The Criterion Collection film group hit a home run with the recent Blu-ray release of the 1974 film classic “Claudine.” Starring legendary actors Diahann Carroll (“Dynasty,” “Carmen Jones,” “Eve’s Bayou”) and James Earl Jones (“Great White Hope,” “Star Wars,” “Coming to America”), the feature production became the template for Black romantic comedies by placing two would-be lovers against a headwind of opposition including past relationships, Claudine’s six children, and the welfare case workers. Most importantly, with this release, many of the unanswered questions the film’s fans have had for more than forty years, are answered in an amazing commentary offered in Criterion’s packaging.
Rupert Marshall works as a garbageman; Claudine Price as a part-time maid to illegally supplement the welfare assistance that she receives. They meet in passing on her way to work, they agree to a date, and he shows up to her home that evening where he encounters her six children (Charles, Charlene, Paul, Patrice, Francis and Lurlene). Claudine and Rupert make no promises to each other, there are few romantic overtures, and when it premiered — audiences appreciated seeing a couple create a space for themselves against the odds.
One Chicago Defender reviewer wrote at the film’s premiere: “Unlike the majority of films that deal with some sudden tragedy or existential influence that comes into a happy home and threatens to tear a loving, affluent family apart, “Claudine” deals with real-life, kick-you-in-the-butt problems — paying the bills, putting food on the table, and the sheer difficulty of surviving in a tough and often unfair inner-city world.”
In many ways, “Claudine” pushed the underlying issues facing Black romantic relationships to the forefront: finances, the impact of exes on current expectations, children, and divergent relationship desires. Forty-six years after its release, what makes the film so prophetic is its stream of consciousness found in revolutionary dialogue and tongue-in-cheek challenges to stereotype. Like Rupert asking Claudine how she ended up with six kids and her responding, “Haven’t you heard about us ignorant Black b—-, just laying up grinding out babies for the taxpayers to take care of?”

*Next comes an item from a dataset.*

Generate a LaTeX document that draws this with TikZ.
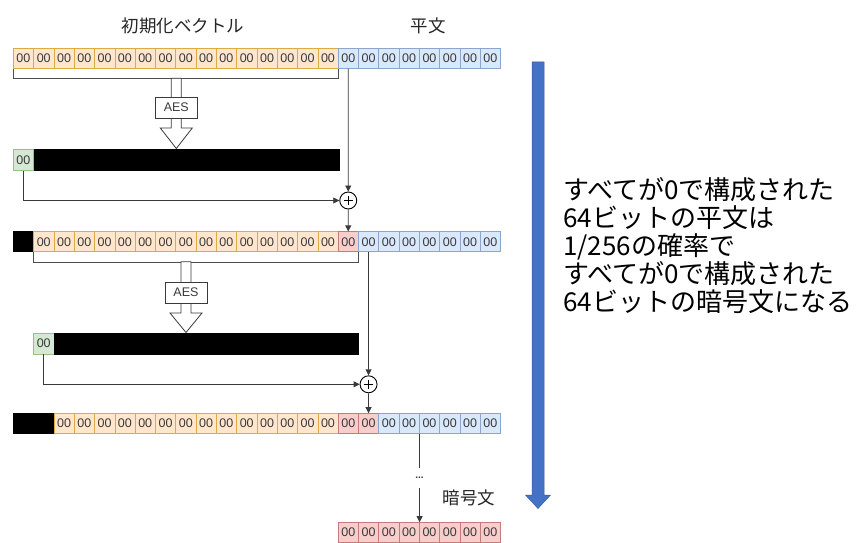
\documentclass[tikz,border=0pt]{standalone}
\usepackage{fontspec}
\setmainfont{Liberation Sans}
\newfontfamily\cjk{Noto Sans CJK JP}
\usetikzlibrary{arrows.meta}
\definecolor{orF}{HTML}{FFE6CC}\definecolor{orD}{HTML}{DDAA44}
\definecolor{blF}{HTML}{DAE8FC}\definecolor{blD}{HTML}{8AA6CF}
\definecolor{rdF}{HTML}{F8CECC}\definecolor{rdD}{HTML}{C87A78}
\definecolor{grF}{HTML}{D5E8D4}\definecolor{grD}{HTML}{97C08A}
\definecolor{txt}{HTML}{3A3A3A}
\definecolor{bigblue}{HTML}{4472C4}
\tikzset{
 cell/.style={draw, minimum width=20.3pt, minimum height=20pt, inner sep=0pt,
   font=\fontsize{12.5}{12.5}\selectfont, text=txt, line width=0.6pt},
 orc/.style={cell, fill=orF, draw=orD},
 blc/.style={cell, fill=blF, draw=blD},
 rdc/.style={cell, fill=rdF, draw=rdD},
 grc/.style={cell, fill=grF, draw=grD, minimum height=21pt},
 blk/.style={cell, fill=black, draw=black},
 bar/.style={draw=black, fill=black, minimum height=21pt, inner sep=0pt, anchor=west},
 conn/.style={draw=txt, line width=0.8pt, -{Triangle[length=6pt,width=6pt]}},
 plain/.style={draw=txt!90!white, line width=0.8pt},
 xor/.style={circle, draw=black, line width=0.9pt, minimum size=17pt, inner sep=0pt,
   path picture={\draw[line width=1.3pt]
     ([xshift=-4.5pt]path picture bounding box.center) -- ([xshift=4.5pt]path picture bounding box.center)
     ([yshift=-4.5pt]path picture bounding box.center) -- ([yshift=4.5pt]path picture bounding box.center);}},
 aes/.style={draw=txt, fill=white, line width=0.8pt, minimum width=42pt, minimum height=21pt,
   inner sep=0pt, font=\fontsize{12.5}{12.5}\selectfont, text=txt},
 hollow/.style={draw=txt, fill=white, line width=0.8pt, line join=miter},
 lbl/.style={font=\cjk\fontsize{17.5}{18}\selectfont, text=black!85},
}
\begin{document}
\begin{tikzpicture}[x=1pt,y=-1pt]
\fill[white] (0,0) rectangle (863,543);
\useasboundingbox (0,0) rectangle (863,543);

% labels
\node[lbl] (ivl) at (183,26) {初期化ベクトル};
\node[lbl] (ptl) at (428,26) {平文};

% row 1
\foreach \i in {1,...,16} \node[orc] (r1-\i) at ({13.3+(\i-0.5)*20.3},58.3) {00};
\foreach \i in {17,...,24} \node[blc] (r1-\i) at ({13.3+(\i-0.5)*20.3},58.3) {00};
\draw[plain] (r1-1.south west) -- ++(0,10) -| (r1-16.south east);

% AES 1
\draw[hollow] (171.3,78.3) -- (171.3,128) -- (160.3,128) -- (176.3,148.5) -- (192.3,128) -- (181.3,128) -- (181.3,78.3) -- cycle;
\node[aes] (aes1) at (176.3,107.5) {AES};

% bar 1
\node[grc] (g1) at (23.45,160) {00};
\node[bar, minimum width=305.7pt] (bar1) at (33.6,160) {};

% xor 1
\node[xor] (x1) at (348.25,200.5) {};

% row 3
\node[blk] (r3-1) at ({13.3+0.5*20.3},241.7) {};
\foreach \i in {2,...,16} \node[orc] (r3-\i) at ({13.3+(\i-0.5)*20.3},241.7) {00};
\node[rdc] (r3-17) at ({13.3+16.5*20.3},241.7) {00};
\foreach \i in {18,...,24} \node[blc] (r3-\i) at ({13.3+(\i-0.5)*20.3},241.7) {00};
\draw[plain] (r3-2.south west) -- ++(0,10) -| (r3-17.south east);

% AES 2
\draw[hollow] (181,261.7) -- (181,313) -- (170,313) -- (186,332.5) -- (202,313) -- (191,313) -- (191,261.7) -- cycle;
\node[aes] (aes2) at (186,292.5) {AES};

% bar 2
\node[grc] (g2) at (43.75,343.5) {00};
\node[bar, minimum width=304.5pt] (bar2) at (53.9,343.5) {};

% xor 2
\node[xor] (x2) at (368.55,384.3) {};

% row 5
\foreach \i in {1,2} \node[blk] (r5-\i) at ({13.3+(\i-0.5)*20.3},423.5) {};
\foreach \i in {3,...,16} \node[orc] (r5-\i) at ({13.3+(\i-0.5)*20.3},423.5) {00};
\foreach \i in {17,18} \node[rdc] (r5-\i) at ({13.3+(\i-0.5)*20.3},423.5) {00};
\foreach \i in {19,...,24} \node[blc] (r5-\i) at ({13.3+(\i-0.5)*20.3},423.5) {00};

% bottom row
\foreach \i in {17,...,24} \node[rdc] (b-\i) at ({13.3+(\i-0.5)*20.3},532.5) {00};
\node[lbl] (ctl) at (469,498) {暗号文};

% connectors
\draw[conn] (r1-17.south) -- (x1.north);
\draw[conn] (g1.south) |- (x1.west);
\draw[conn] (x1.south) -- (r3-17.north);
\draw[conn] (r3-18.south) -- (x2.north);
\draw[conn] (g2.south) |- (x2.west);
\draw[conn] (x2.south) -- (r5-18.north);
\draw[conn] (r5-20.south east) -- node[fill=white, inner sep=0pt, minimum height=20pt, font=\bfseries\fontsize{10}{10}\selectfont, text=txt] (dots) {...} (b-20.north east);

% big blue arrow
\draw[fill=bigblue, draw=bigblue!80!black, line width=0.5pt] (532,62) -- (544,62) -- (544,495) -- (550.5,495) -- (538,508.5) -- (525.5,495) -- (532,495) -- cycle;

% note
\node[anchor=west, align=left, font=\cjk\fontsize{26}{28}\selectfont, inner sep=0pt] (note) at (563,246)
 {すべてが0で構成された\\64ビットの平文は\\1/256の確率で\\すべてが0で構成された\\64ビットの暗号文になる};
\end{tikzpicture}
\end{document}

Viewers will be taken aback by the social worker showing up unannounced to snoop about the Price home and interrogate Claudine about rumors of a man visiting the household. They will find comedy, but also note the sense of humiliation Claudine and her children shoulder having to hide gifts given to them by Rupert — many taken from the garbage he collects — from the social worker for risk of being financially penalized.
Similarly, audiences gain an awareness of aid policies that dictated the behaviors and associations of women with dependent children and forced men out of the household as a condition of family support.
Marching in lockstep with the amazing scriptwriting and performances by the actors is the soundtrack, written by Curtis Mayfield and branded into listeners’ souls by the iconic Gladys Knight. In fact, it is Knight’s soul-stirring cry from a darkened screen, “How can I work out this sweet relation … let us deal with love?” that opens the film. The soundtrack offers the perfect accompaniment to the emotional roller-coaster “Claudine” creates and is as powerful today as it was in theaters.
Claudine is not just a story about love in the inner city, but also how romantic relationships become necessarily tied to the consumer republic — or the ability to use money to bolster affections. As such, the film also demonstrates how the lack of money can negate the manhood, womanhood, and personhood of those unable to afford playing the game of love.
Claudine’s relationship with Rupert, in many ways, is an antecedent to larger issues of love. They are expressed most fluidly, not through the lovers, but between Claudine and her children — particularly the two eldest, Charles and Charlene, and then between Rupert and Claudine’s children. A treat includes glimpsing actor Lawrence Hilton-Jacobs (“Welcome Back Kotter,” “The Jacksons: An American Dream”) as Claudine’s young street soldier Charles. Hilton-Jacobs is a surreal as the sharp, but socially dispossessed eldest child.
One great disappointment for this editor is that a sequel to “Claudine” did not materialize before the death of Diahann Carroll.
This is a visually clean production that has a restored appearance and sound. The new release features an invaluable audio commentary recorded in 2003 with Carroll, Jones, Hilton-Jacobs, filmmaker George Tillman Jr., and Dan Pine, the son of screenwriters Lester and Tina Pine. Supplemental features to the film include a May 1974 recording of Carroll at the American Film Institute’s Harold Lloyd Master Seminar series, where she discusses the making of “Claudine.” For the uninitiated, this film is the perfect introduction to family-oriented, well-crafted dramas. For fans of the film, this release is worth the purchase for the features and memories alone.
The Criterion Blu-ray release of Claudine is available through video retailers, including Amazon, Barnes & Noble Booksellers, and direct from Criterion at www.criterion.com.